Characterization of Features in IPv6
IPv6 retains many of the design features that have made IPv4 so successful. Like IPv4, IPv6 is connectionless; each datagram is routed independently. Like IPv4, the header in a datagram contains a maximum number of hops the datagram can take before being discarded. More important, IPv6 retains most of the general facilities provided by the IPv4 options.
Despite retaining the basic concepts from the current version, IPv6 has changes in all the details. For example, IPv6 uses large addresses and an entirely new datagram header format. Finally, IPv6 uses a series of fixed-length header to handle optional information instead of a single header with a variable-length options field.
The new features in IPv6 may be grouped into five main categories:
(1) Address size: Instead of 32 bits, each IPv6 address contains 128 bits. The resulting address space is large enough to accommodate continued growth of the World-Wide Internet for many decades.
(2) Header format: The IPv6 datagram header is completely different from the IPv4 header. Almost every field in the header has been changed; some have been replaced.
(3) Extension header: Unlike IPv4, which uses a single header format for all datagrarns, IPv6 encodes information into separate headers. A datagram consists of the base IPv6 header followed by zero, or more extension headers followed by data.
(4) Support for audio and video: IPv6 includes a mechanism that allows a sender and receiver to establish a high-quality path through the underlying network and to associate datagrams with that path. Although the mechanism is intended for use with audio and video applications that require high performance guarantee, the mechanism can also be used to associate datagrams with low-cost paths.
(5) Extensible protocol: Unlike IPv4, IPv6 does not specify all possible protocol features. Instead, the designers have provided a scheme that allows a sender to add additional information to a datagram. The extension scheme makes IPv6 more flexible than IPv4 and means that new features can be added to the design as needed.
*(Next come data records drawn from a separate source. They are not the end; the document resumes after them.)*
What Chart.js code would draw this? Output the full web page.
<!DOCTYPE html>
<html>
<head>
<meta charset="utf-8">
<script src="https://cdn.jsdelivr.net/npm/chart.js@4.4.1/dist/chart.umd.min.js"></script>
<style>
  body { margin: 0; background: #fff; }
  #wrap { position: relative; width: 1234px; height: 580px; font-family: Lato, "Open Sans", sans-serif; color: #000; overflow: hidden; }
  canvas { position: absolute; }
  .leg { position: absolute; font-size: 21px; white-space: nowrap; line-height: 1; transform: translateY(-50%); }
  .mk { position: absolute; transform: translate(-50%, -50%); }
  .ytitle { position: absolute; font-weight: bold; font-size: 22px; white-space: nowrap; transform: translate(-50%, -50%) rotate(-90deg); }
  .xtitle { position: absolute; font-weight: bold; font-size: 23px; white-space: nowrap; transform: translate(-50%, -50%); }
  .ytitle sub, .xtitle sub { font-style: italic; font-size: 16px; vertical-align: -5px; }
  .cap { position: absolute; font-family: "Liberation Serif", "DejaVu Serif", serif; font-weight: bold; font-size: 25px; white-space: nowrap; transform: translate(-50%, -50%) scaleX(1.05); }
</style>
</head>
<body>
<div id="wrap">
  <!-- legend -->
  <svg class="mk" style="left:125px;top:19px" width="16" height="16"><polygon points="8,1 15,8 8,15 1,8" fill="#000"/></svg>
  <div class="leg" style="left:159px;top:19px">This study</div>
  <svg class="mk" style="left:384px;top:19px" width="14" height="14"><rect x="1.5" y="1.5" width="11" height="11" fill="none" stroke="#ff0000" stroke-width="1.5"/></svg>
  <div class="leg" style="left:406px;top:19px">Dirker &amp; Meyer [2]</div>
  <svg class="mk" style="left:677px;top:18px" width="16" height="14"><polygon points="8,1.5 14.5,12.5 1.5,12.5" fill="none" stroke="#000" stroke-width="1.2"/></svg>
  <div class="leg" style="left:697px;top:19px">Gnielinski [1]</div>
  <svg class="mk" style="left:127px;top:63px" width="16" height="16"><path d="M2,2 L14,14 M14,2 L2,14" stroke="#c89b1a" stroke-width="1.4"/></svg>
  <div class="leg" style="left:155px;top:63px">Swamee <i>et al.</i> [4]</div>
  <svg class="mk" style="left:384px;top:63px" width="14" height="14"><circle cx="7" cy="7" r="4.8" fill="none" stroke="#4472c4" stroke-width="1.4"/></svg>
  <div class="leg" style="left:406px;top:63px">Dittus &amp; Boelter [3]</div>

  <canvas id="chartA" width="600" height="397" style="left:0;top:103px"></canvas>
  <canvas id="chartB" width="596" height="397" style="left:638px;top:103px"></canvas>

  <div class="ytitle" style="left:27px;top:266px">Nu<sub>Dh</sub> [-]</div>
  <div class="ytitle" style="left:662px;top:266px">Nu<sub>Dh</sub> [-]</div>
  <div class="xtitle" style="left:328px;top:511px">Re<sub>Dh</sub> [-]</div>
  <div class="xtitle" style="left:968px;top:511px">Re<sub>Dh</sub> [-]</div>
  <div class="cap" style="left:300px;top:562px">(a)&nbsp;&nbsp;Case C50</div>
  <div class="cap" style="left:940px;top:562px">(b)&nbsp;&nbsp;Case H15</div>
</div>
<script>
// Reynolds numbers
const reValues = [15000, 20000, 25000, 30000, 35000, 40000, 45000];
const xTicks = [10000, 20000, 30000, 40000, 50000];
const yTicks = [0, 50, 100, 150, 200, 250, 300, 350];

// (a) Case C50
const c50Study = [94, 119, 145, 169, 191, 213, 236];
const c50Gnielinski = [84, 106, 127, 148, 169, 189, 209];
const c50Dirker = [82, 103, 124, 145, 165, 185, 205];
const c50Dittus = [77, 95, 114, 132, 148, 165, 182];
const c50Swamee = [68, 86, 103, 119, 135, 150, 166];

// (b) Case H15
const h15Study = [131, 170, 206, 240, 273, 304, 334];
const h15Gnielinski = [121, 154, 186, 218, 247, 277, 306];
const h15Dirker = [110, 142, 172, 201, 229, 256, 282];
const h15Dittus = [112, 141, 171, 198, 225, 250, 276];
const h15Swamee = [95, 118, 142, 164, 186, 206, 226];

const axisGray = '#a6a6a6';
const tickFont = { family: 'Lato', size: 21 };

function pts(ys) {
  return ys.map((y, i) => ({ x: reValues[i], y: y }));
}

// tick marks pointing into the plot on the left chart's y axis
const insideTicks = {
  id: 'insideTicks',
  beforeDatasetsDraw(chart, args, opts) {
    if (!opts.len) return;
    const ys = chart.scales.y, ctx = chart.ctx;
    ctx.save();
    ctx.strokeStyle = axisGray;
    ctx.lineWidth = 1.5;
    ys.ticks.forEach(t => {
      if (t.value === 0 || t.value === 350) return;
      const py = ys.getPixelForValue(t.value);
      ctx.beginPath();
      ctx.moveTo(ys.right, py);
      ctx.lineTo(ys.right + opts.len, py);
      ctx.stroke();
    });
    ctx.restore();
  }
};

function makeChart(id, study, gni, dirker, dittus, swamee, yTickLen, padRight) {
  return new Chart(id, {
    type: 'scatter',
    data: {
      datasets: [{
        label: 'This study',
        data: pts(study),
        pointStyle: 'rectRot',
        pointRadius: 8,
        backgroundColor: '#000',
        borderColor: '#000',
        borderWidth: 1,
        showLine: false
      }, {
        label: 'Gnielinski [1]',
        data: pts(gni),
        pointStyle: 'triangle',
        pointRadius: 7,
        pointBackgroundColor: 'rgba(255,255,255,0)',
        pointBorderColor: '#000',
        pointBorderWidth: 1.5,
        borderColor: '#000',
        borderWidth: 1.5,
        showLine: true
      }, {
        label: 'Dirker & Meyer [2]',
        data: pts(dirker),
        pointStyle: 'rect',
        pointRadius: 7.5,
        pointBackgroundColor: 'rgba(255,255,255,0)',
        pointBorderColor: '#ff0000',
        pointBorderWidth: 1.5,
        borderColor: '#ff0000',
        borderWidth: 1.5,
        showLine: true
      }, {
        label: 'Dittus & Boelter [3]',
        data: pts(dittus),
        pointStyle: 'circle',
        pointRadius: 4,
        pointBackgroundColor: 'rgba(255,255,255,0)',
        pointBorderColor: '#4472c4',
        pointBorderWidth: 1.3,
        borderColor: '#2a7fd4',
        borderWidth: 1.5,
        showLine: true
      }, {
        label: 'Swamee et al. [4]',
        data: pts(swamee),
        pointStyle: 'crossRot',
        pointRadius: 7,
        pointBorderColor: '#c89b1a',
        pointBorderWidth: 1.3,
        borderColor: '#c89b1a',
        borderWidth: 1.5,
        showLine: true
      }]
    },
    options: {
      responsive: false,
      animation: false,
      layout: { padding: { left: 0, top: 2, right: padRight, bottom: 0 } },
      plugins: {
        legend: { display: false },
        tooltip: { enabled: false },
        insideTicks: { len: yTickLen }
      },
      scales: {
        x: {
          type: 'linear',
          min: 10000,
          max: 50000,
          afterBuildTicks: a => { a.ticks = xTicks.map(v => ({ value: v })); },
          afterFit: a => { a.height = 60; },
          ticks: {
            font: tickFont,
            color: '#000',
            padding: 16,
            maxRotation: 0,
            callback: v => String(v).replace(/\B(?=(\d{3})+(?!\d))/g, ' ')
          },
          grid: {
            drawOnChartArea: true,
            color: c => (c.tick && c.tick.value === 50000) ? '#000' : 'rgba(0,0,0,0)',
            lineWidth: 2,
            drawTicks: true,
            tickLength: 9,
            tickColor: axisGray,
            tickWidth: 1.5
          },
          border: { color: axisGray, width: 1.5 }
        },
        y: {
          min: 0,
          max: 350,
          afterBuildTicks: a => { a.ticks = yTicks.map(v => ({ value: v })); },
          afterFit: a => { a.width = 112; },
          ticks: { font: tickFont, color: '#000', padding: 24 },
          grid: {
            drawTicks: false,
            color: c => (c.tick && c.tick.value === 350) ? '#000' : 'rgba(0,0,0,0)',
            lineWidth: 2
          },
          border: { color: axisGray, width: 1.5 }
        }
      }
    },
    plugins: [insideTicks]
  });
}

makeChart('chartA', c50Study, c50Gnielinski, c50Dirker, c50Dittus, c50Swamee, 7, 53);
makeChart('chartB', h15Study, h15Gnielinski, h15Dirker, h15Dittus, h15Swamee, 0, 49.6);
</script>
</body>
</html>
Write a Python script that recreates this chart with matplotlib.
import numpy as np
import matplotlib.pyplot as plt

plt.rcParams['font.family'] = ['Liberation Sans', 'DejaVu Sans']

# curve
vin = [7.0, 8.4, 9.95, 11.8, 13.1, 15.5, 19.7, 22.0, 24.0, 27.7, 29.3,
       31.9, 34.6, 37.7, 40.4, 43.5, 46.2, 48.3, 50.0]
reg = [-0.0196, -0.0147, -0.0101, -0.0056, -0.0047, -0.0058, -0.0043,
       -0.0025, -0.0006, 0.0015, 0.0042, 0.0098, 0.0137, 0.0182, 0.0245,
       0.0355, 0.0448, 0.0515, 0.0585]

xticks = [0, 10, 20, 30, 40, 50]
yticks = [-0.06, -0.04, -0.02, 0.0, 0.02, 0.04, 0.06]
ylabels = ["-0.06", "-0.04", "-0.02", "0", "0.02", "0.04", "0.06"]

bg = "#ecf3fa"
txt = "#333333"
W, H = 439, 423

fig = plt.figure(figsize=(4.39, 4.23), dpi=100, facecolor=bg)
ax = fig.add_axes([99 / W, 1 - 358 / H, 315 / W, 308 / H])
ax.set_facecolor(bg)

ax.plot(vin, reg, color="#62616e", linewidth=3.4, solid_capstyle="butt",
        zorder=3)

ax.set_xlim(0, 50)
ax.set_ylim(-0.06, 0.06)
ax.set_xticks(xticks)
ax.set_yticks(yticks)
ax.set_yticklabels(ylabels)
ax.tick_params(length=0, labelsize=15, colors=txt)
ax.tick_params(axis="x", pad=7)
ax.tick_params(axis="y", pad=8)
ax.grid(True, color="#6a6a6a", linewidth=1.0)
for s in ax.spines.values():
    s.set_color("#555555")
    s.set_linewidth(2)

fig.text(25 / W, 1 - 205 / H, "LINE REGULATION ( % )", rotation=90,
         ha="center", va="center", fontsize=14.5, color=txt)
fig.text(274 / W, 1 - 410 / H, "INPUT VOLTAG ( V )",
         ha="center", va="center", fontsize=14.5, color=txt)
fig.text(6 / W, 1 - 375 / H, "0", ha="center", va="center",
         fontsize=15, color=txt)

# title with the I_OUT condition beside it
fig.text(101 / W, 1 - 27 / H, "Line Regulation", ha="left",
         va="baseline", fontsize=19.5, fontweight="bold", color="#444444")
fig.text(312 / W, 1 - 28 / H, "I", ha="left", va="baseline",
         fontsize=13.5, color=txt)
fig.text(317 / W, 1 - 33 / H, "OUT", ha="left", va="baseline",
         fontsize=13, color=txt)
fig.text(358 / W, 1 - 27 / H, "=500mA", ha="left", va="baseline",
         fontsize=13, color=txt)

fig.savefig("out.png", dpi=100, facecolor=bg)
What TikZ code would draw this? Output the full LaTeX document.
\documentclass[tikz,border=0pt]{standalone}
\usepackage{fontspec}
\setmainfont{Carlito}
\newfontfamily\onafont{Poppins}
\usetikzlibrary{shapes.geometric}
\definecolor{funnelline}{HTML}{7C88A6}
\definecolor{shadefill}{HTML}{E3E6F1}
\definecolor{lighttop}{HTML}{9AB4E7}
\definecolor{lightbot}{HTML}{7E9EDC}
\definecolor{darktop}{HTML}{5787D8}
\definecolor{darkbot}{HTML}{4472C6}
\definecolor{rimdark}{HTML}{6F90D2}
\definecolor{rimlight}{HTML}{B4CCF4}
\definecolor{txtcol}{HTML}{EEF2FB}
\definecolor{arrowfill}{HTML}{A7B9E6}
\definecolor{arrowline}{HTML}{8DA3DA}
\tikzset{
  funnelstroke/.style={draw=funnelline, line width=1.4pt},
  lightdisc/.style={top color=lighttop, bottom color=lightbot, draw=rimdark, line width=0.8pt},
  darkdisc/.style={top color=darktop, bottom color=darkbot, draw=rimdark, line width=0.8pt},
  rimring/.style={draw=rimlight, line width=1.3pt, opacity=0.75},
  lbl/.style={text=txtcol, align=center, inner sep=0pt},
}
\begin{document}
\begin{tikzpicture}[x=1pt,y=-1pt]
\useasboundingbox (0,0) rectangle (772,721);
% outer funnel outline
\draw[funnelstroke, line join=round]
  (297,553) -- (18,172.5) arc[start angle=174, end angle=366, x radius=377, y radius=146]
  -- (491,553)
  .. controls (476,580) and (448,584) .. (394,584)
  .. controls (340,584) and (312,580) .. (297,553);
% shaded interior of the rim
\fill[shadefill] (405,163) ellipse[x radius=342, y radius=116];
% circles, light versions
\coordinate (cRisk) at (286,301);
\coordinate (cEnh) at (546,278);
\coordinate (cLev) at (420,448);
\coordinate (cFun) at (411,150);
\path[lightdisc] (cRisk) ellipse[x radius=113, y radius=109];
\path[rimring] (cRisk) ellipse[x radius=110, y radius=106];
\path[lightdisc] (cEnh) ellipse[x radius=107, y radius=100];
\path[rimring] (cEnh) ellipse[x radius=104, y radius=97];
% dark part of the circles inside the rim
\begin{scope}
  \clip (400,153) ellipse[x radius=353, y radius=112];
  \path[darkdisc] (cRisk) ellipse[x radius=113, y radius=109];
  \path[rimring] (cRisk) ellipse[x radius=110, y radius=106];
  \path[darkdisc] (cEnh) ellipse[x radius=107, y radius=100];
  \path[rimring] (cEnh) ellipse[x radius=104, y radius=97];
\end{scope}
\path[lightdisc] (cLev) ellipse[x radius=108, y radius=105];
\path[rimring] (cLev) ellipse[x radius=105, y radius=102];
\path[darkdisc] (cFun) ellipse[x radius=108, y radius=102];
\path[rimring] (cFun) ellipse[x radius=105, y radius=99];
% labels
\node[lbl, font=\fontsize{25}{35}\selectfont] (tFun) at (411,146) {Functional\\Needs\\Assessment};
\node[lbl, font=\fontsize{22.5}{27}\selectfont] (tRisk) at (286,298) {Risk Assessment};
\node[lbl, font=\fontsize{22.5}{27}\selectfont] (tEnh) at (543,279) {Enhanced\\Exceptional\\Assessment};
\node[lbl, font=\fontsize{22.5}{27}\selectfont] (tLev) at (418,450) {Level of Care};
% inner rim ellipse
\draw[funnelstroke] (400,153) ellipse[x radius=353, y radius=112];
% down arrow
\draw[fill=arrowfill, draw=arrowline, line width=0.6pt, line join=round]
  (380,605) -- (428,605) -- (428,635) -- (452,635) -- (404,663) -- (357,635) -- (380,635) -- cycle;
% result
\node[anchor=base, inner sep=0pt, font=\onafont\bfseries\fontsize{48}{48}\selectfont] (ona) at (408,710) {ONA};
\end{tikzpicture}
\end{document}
To distinguish the new version of IP from the current version, the two protocols are referred to using their version numbers. The current version of IP is IPv4 and the proposed new version is IPv6.
Though IPv6 retains many of the concepts of IPv4, it differs from the latter in all the details. For example, like IPv4, IPv6 provides a connectionless service in which two computers exchange short messages called datagrams. However, unlike an IPv4 datagram in which the header contains fields for each function, IPv6 defines separate headers for each function, Each IPv6 datagram consists of a base header followed by zero or more extension header followed by data.
Like IPv4, IPv6 defines an address for each network connection. Thus, as in IPv4, a computer that connects to multiple physical networks (say, a router) has multiple addresses. However, special addresses are completely changed in IM. Instead of IPv4's notation of network broadcast, IPv6 defines multicast and any cast (cluster) addresses, both of which correspond to a set of computers. A multicast address corresponds to a set of computers at multiple sites that are treated as a single entity; each computer in the set will receive a copy of any datagram sent to the set. A cluster permits replication of services: a datagram sent to a cluster address will be delivered to exactly one member of the cluster (for example, the member that is closest to the sender).